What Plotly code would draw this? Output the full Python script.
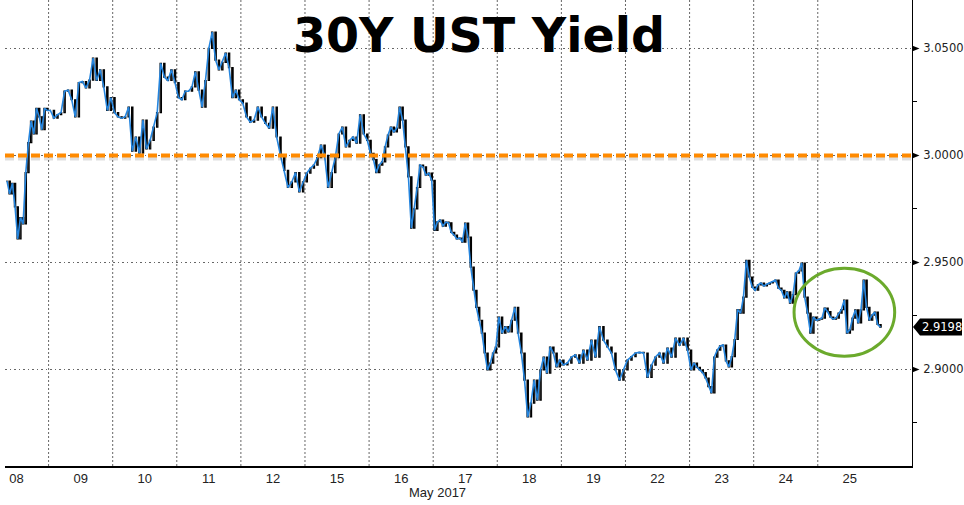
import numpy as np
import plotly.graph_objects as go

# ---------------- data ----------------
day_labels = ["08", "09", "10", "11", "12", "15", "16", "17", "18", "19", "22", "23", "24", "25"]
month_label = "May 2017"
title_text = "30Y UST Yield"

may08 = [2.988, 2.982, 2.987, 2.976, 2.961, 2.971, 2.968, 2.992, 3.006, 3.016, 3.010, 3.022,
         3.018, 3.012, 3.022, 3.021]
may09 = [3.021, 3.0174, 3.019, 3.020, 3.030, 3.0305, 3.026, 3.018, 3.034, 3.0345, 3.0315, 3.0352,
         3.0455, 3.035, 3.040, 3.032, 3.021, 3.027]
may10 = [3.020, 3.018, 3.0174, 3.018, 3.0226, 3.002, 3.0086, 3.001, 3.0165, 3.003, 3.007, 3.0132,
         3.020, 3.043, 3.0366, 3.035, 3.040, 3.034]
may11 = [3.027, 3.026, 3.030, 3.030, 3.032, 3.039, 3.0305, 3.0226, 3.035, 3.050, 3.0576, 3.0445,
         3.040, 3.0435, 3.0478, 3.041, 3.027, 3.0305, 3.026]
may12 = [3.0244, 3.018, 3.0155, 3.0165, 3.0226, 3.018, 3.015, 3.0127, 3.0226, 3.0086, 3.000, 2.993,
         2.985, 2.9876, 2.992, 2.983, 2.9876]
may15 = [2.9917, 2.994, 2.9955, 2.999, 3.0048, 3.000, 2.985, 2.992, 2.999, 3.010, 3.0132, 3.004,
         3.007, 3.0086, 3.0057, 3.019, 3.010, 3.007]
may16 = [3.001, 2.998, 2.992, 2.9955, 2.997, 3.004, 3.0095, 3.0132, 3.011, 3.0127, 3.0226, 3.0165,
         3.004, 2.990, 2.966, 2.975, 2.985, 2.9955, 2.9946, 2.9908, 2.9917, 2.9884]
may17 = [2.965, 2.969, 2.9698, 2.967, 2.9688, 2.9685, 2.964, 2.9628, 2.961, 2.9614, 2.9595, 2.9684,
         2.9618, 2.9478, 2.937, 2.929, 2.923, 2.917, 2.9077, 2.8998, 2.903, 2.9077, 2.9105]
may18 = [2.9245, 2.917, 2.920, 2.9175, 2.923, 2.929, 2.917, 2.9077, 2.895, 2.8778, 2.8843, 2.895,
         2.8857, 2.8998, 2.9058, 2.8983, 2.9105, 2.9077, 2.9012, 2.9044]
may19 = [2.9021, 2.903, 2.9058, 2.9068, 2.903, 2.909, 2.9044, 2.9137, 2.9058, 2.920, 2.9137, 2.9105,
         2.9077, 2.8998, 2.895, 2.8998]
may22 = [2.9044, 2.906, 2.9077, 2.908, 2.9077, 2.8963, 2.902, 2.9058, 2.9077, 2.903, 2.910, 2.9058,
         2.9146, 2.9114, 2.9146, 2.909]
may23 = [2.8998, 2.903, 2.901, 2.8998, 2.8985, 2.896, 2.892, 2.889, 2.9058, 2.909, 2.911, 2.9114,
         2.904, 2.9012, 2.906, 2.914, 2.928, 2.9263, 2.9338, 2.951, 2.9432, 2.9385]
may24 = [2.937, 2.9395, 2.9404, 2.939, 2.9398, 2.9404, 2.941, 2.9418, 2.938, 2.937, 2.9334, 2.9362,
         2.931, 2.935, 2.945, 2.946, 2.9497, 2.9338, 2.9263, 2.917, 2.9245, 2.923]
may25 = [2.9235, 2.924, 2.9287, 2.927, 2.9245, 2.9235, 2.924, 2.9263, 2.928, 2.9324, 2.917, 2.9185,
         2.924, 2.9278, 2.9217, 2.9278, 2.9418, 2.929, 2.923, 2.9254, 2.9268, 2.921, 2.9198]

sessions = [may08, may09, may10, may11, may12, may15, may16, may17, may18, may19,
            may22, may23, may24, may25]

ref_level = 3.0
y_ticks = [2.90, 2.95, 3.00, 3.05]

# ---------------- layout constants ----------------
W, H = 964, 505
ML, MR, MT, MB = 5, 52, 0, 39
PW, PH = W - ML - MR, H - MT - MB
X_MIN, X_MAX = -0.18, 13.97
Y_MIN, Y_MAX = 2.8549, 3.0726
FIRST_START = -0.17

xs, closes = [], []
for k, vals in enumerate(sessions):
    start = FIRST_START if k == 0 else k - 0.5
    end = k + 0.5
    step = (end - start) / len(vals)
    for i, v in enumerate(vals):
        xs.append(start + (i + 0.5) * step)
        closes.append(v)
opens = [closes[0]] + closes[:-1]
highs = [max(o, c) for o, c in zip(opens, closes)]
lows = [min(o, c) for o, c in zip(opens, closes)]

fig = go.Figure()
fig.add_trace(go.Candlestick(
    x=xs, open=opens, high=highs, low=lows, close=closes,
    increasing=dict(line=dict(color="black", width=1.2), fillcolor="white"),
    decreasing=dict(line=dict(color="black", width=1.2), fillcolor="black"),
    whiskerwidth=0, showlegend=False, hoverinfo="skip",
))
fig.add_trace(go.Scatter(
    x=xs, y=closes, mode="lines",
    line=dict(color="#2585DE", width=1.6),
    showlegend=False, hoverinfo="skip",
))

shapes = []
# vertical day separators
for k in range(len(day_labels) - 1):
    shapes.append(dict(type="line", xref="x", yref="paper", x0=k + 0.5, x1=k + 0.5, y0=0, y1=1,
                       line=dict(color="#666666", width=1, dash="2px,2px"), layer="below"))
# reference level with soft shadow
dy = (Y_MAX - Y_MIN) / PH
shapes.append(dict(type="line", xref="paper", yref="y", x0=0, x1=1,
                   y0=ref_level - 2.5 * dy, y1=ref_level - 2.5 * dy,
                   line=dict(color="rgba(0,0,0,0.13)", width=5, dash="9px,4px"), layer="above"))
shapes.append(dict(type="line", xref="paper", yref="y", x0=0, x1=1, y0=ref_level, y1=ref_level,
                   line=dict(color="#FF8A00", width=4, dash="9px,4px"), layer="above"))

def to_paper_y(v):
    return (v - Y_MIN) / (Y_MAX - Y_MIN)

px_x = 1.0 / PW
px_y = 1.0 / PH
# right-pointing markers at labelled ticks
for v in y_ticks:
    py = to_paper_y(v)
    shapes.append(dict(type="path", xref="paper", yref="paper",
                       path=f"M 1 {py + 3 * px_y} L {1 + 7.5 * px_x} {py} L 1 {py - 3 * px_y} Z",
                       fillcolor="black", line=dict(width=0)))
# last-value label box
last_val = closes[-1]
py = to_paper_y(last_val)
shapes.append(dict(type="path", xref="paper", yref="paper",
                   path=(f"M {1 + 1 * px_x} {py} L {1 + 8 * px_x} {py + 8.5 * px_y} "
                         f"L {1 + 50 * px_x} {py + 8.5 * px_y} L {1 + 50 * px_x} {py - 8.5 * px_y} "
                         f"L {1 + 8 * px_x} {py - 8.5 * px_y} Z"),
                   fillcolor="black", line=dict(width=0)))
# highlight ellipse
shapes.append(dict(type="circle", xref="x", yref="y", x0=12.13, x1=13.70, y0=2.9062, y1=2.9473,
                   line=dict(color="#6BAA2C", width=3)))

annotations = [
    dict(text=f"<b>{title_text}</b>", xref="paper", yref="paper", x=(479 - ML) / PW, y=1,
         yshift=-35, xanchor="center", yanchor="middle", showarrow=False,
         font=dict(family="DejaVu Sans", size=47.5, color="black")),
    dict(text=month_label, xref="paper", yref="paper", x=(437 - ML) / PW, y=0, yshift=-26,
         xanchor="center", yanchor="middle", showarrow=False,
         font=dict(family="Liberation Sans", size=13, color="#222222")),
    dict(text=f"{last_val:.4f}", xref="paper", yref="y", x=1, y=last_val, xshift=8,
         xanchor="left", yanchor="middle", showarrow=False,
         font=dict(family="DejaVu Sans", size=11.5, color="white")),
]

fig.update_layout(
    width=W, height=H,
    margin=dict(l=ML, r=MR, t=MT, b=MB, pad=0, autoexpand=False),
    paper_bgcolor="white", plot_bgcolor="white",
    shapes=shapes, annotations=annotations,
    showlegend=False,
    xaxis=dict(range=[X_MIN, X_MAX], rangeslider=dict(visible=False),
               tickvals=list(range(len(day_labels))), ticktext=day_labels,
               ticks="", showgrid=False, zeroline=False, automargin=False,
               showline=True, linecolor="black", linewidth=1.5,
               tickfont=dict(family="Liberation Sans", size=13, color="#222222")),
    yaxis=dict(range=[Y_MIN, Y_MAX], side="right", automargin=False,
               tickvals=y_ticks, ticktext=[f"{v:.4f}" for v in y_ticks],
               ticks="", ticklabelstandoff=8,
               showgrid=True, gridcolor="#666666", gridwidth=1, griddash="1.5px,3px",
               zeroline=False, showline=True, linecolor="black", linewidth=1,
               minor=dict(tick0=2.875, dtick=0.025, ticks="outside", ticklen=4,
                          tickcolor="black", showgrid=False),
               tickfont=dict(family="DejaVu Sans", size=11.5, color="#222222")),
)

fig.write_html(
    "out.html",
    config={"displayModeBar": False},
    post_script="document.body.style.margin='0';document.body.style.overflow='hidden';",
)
=-=-=-=-=
- Written task:
Exactly as written, please give again the lines from the beginning of the listing through the line containing "import plotly.graph_objects as go", inclusive, without any pictures.

- Task output:
What Plotly code would draw this? Output the full Python script.
import numpy as np
import plotly.graph_objects as go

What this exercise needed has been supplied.